Massachusetts is one of the states involved in this project. The
"testing the waters" procedure allows a small business to
informally inquire whether it is likely to find financing before it incurs
the often considerable expense of registering an offering.
While compliance with the state "testing the waters" rule is
intended to also result in compliance with the federal rule, there are
some key differences between the two provisions.
- The state Solicitation of Interest Form includes more information
than comparable federal filing on the company's products or services,
on the use to proceeds and on key personnel.
- The state rule requires that the solicitation to interest materials
be filed 10 business days prior to use (five business days for
amendments). This allows the division sufficient time to request
necessary revisions of solicitations of interest materials. The
federal rule requires filing on or before the date of first use.

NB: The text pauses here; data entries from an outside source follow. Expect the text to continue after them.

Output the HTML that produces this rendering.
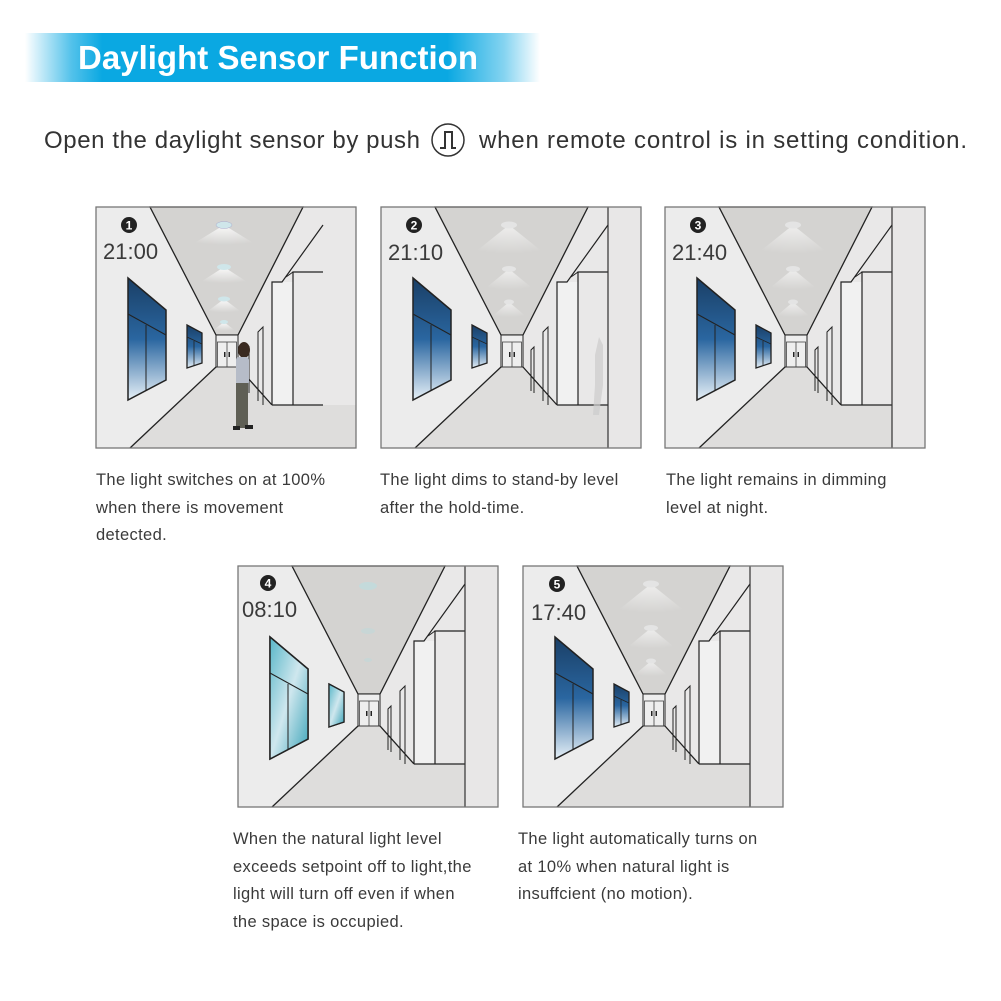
<!DOCTYPE html>
<html><head><meta charset="utf-8"><style>
html,body{margin:0;padding:0;background:#fff;}
body{width:1001px;height:1001px;overflow:hidden;position:relative;font-family:"Liberation Sans",sans-serif;}
svg{position:absolute;left:0;top:0;}
.cap{position:absolute;font-size:16.5px;letter-spacing:0.35px;line-height:27.5px;color:#3a3a3a;white-space:nowrap;}
</style></head><body>
<svg width="1001" height="1001" viewBox="0 0 1001 1001">
<defs>
<linearGradient id="ban" x1="0" x2="1" y1="0" y2="0">
<stop offset="0" stop-color="#0aa8e2" stop-opacity="0"/>
<stop offset="0.09" stop-color="#0aa8e2" stop-opacity="0.7"/>
<stop offset="0.15" stop-color="#0aa8e2"/>
<stop offset="0.82" stop-color="#0aa8e2"/>
<stop offset="0.93" stop-color="#0aa8e2" stop-opacity="0.5"/>
<stop offset="1" stop-color="#0aa8e2" stop-opacity="0"/>
</linearGradient>
<linearGradient id="win" x1="0" x2="0" y1="0" y2="1">
<stop offset="0" stop-color="#1a3f66"/>
<stop offset="0.5" stop-color="#2a66a0"/>
<stop offset="1" stop-color="#e6f0f7"/>
</linearGradient>
<linearGradient id="win4" x1="0" x2="1" y1="0" y2="1">
<stop offset="0" stop-color="#58b6c8"/>
<stop offset="0.5" stop-color="#cfe7ee"/>
<stop offset="1" stop-color="#3aa3b8"/>
</linearGradient>
<radialGradient id="glow" cx="0.5" cy="0" r="0.9">
<stop offset="0" stop-color="#ffffff" stop-opacity="0.9"/>
<stop offset="1" stop-color="#ffffff" stop-opacity="0"/>
</radialGradient>
<g id="base">
<rect x="0" y="0" width="260" height="241" fill="#e9e8e8"/>
<polygon points="0,0 54,0 120,128 120,160 34,241 0,241" fill="#ececec"/>
<polygon points="34,241 120,160 142,160 176,198 260,198 260,241" fill="#dedddc"/>
<polygon points="54,0 207,0 142,128 120,128" fill="#d4d3d1" stroke="#222" stroke-width="1.3"/>
<line x1="34" y1="241" x2="120" y2="160" stroke="#222" stroke-width="1.3"/>
<line x1="142" y1="160" x2="176" y2="198" stroke="#222" stroke-width="1.3"/>
<rect x="120" y="128" width="22" height="32" fill="#eee" stroke="#222" stroke-width="1"/>
<rect x="121.5" y="135" width="19" height="25" fill="none" stroke="#444" stroke-width="0.8"/>
<line x1="131" y1="135" x2="131" y2="160" stroke="#444" stroke-width="0.8"/>
<rect x="128" y="145" width="1.5" height="5" fill="#222"/><rect x="132.5" y="145" width="1.5" height="5" fill="#222"/>
<polygon points="32,71 70,103 70,173 32,193" fill="url(#win)" stroke="#222" stroke-width="1.5"/>
<line x1="32" y1="107" x2="70" y2="128" stroke="#222" stroke-width="1"/>
<line x1="50" y1="118" x2="50" y2="184" stroke="#222" stroke-width="1"/>
<polygon points="91,118 106,126 106,156 91,161" fill="url(#win)" stroke="#222" stroke-width="1.3"/>
<line x1="91" y1="130" x2="106" y2="137" stroke="#222" stroke-width="0.8"/>
<line x1="98" y1="134" x2="98" y2="159" stroke="#222" stroke-width="0.8"/>
<polyline points="150,184 150,143 153,140 153,186" fill="none" stroke="#222" stroke-width="1"/>
<polyline points="162,194 162,125 167,120 167,198" fill="none" stroke="#222" stroke-width="1"/>
<rect x="176" y="75" width="21" height="123" fill="#f1f1f1"/>
<polyline points="176,198 176,75 186,75 227,18" fill="none" stroke="#222" stroke-width="1.2"/>
<polyline points="197,198 197,65 227,65" fill="none" stroke="#222" stroke-width="1.2"/>
<line x1="176" y1="198" x2="227" y2="198" stroke="#222" stroke-width="1.2"/>
<line x1="190" y1="70" x2="197" y2="65" stroke="#222" stroke-width="1"/>
</g>
<g id="lights">
<polygon points="128,18 92,40 164,40" fill="url(#glow)"/>
<ellipse cx="128" cy="18" rx="8" ry="3.5" fill="#cfe6ea" stroke="#aac" stroke-width="0.5"/>
<polygon points="128,60 100,78 156,78" fill="url(#glow)"/>
<ellipse cx="128" cy="60" rx="7" ry="3" fill="#cfe6ea"/>
<polygon points="128,92 108,107 148,107" fill="url(#glow)"/>
<ellipse cx="128" cy="92" rx="6" ry="2.5" fill="#cfe6ea"/>
<polygon points="128,115 115,125 141,125" fill="url(#glow)"/>
<ellipse cx="128" cy="115" rx="4" ry="2" fill="#cfe6ea"/>
</g>
<g id="dim">
<polygon points="128,18 88,50 168,50" fill="url(#glow)" opacity="0.7"/>
<ellipse cx="128" cy="18" rx="8" ry="3.5" fill="#e4e4e4"/>
<polygon points="128,62 100,85 156,85" fill="url(#glow)" opacity="0.7"/>
<ellipse cx="128" cy="62" rx="7" ry="3" fill="#e4e4e4"/>
<polygon points="128,95 108,112 148,112" fill="url(#glow)" opacity="0.7"/>
<ellipse cx="128" cy="95" rx="5" ry="2.5" fill="#e4e4e4"/>
</g>
<g id="col">
<rect x="227" y="0" width="33" height="241" fill="#e8e7e7"/>
<line x1="227" y1="0" x2="227" y2="241" stroke="#333" stroke-width="1.2"/>
</g>
</defs>

<rect x="25" y="33" width="515" height="49" fill="url(#ban)"/>
<text x="78" y="69" font-family="Liberation Sans, sans-serif" font-size="33" font-weight="bold" fill="#fff" textLength="400">Daylight Sensor Function</text>
<text x="44" y="148" font-family="Liberation Sans, sans-serif" font-size="24" fill="#333" textLength="376">Open the daylight sensor by push</text>
<circle cx="448" cy="140" r="16" fill="none" stroke="#333" stroke-width="1.5"/>
<path d="M440 148 H445 V132 H452 V148 H456" fill="none" stroke="#333" stroke-width="2"/>
<text x="479" y="148" font-family="Liberation Sans, sans-serif" font-size="24" fill="#333" textLength="488">when remote control is in setting condition.</text>

<g transform="translate(96,207)">
<use href="#base"/><use href="#lights"/>
<ellipse cx="148" cy="143" rx="6" ry="8" fill="#3a2a20"/>
<rect x="140" y="150" width="13" height="28" rx="3" fill="#b6bcc8"/>
<rect x="140" y="176" width="12" height="45" fill="#5f5f55"/>
<rect x="137" y="219" width="7" height="4" fill="#222"/><rect x="149" y="218" width="8" height="4" fill="#222"/>
<rect x="0" y="0" width="260" height="241" fill="none" stroke="#777" stroke-width="1.3"/>
</g>
<g transform="translate(381,207)">
<use href="#base"/><use href="#dim"/><use href="#col"/>
<path d="M218 130 l4 8 v40 l-4 30 h-6 l2 -30 v-30 z" fill="#ccc" opacity="0.7"/>
<rect x="0" y="0" width="260" height="241" fill="none" stroke="#777" stroke-width="1.3"/>
</g>
<g transform="translate(665,207)">
<use href="#base"/><use href="#dim"/><use href="#col"/>
<rect x="0" y="0" width="260" height="241" fill="none" stroke="#777" stroke-width="1.3"/>
</g>
<g transform="translate(238,566)">
<use href="#base"/><use href="#col"/>
<polygon points="32,71 70,103 70,173 32,193" fill="url(#win4)" stroke="#222" stroke-width="1.5"/>
<line x1="32" y1="107" x2="70" y2="128" stroke="#222" stroke-width="1"/>
<line x1="50" y1="118" x2="50" y2="184" stroke="#222" stroke-width="1"/>
<polygon points="91,118 106,126 106,156 91,161" fill="url(#win4)" stroke="#222" stroke-width="1.3"/>
<ellipse cx="130" cy="20" rx="9" ry="4" fill="#c4dadb"/>
<ellipse cx="130" cy="65" rx="7" ry="3" fill="#c8d6d6"/>
<ellipse cx="130" cy="94" rx="4" ry="2" fill="#c8d6d6"/>
<rect x="0" y="0" width="260" height="241" fill="none" stroke="#777" stroke-width="1.3"/>
</g>
<g transform="translate(523,566)">
<use href="#base"/><use href="#dim"/><use href="#col"/>
<rect x="0" y="0" width="260" height="241" fill="none" stroke="#777" stroke-width="1.3"/>
</g>

<g font-family="Liberation Sans, sans-serif" fill="#fff" font-size="12" font-weight="bold" text-anchor="middle">
<circle cx="129" cy="225" r="8" fill="#222"/><text x="129" y="229.5">1</text>
<circle cx="414" cy="225" r="8" fill="#222"/><text x="414" y="229.5">2</text>
<circle cx="698" cy="225" r="8" fill="#222"/><text x="698" y="229.5">3</text>
<circle cx="268" cy="583" r="8" fill="#222"/><text x="268" y="587.5">4</text>
<circle cx="557" cy="584" r="8" fill="#222"/><text x="557" y="588.5">5</text>
</g>
<g font-family="Liberation Sans, sans-serif" fill="#3a3a3a" font-size="22">
<text x="103" y="259">21:00</text>
<text x="388" y="260">21:10</text>
<text x="672" y="260">21:40</text>
<text x="242" y="617">08:10</text>
<text x="531" y="620">17:40</text>
</g>
</svg>
<div class="cap" style="left:96px;top:467px;">The light switches on at 100%<br>when there is movement<br>detected.</div>
<div class="cap" style="left:380px;top:467px;">The light dims to stand-by level<br>after the hold-time.</div>
<div class="cap" style="left:666px;top:467px;">The light remains in dimming<br>level at night.</div>
<div class="cap" style="left:233px;top:826px;">When the natural light level<br>exceeds setpoint off to light,the<br>light will turn off even if when<br>the space is occupied.</div>
<div class="cap" style="left:518px;top:826px;">The light automatically turns on<br>at 10% when natural light is<br>insuffcient (no motion).</div>
</body></html>
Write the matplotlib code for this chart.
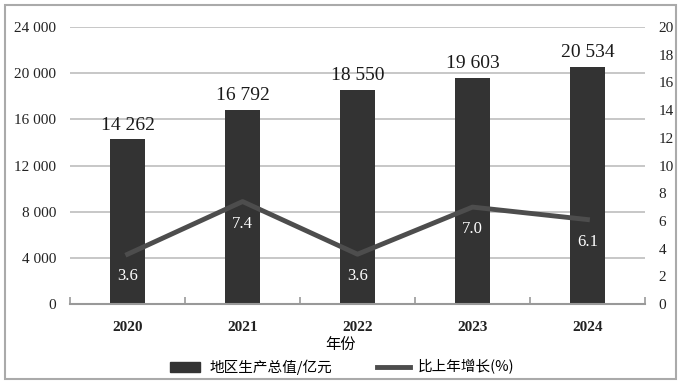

- The state rule requires delivery of the Solicitation of Interest
Form to all potential investors with whom there are oral
communications. The federal rule has no comparable requirement nor
restriction on oral communications.
- The state rule requires delivery of a prospectus seven days prior to
sale. Regulation A has no equivalent.
- The state rule prohibits private placements for six months after the
last solicitation of interest. Regulation A has no equivalent.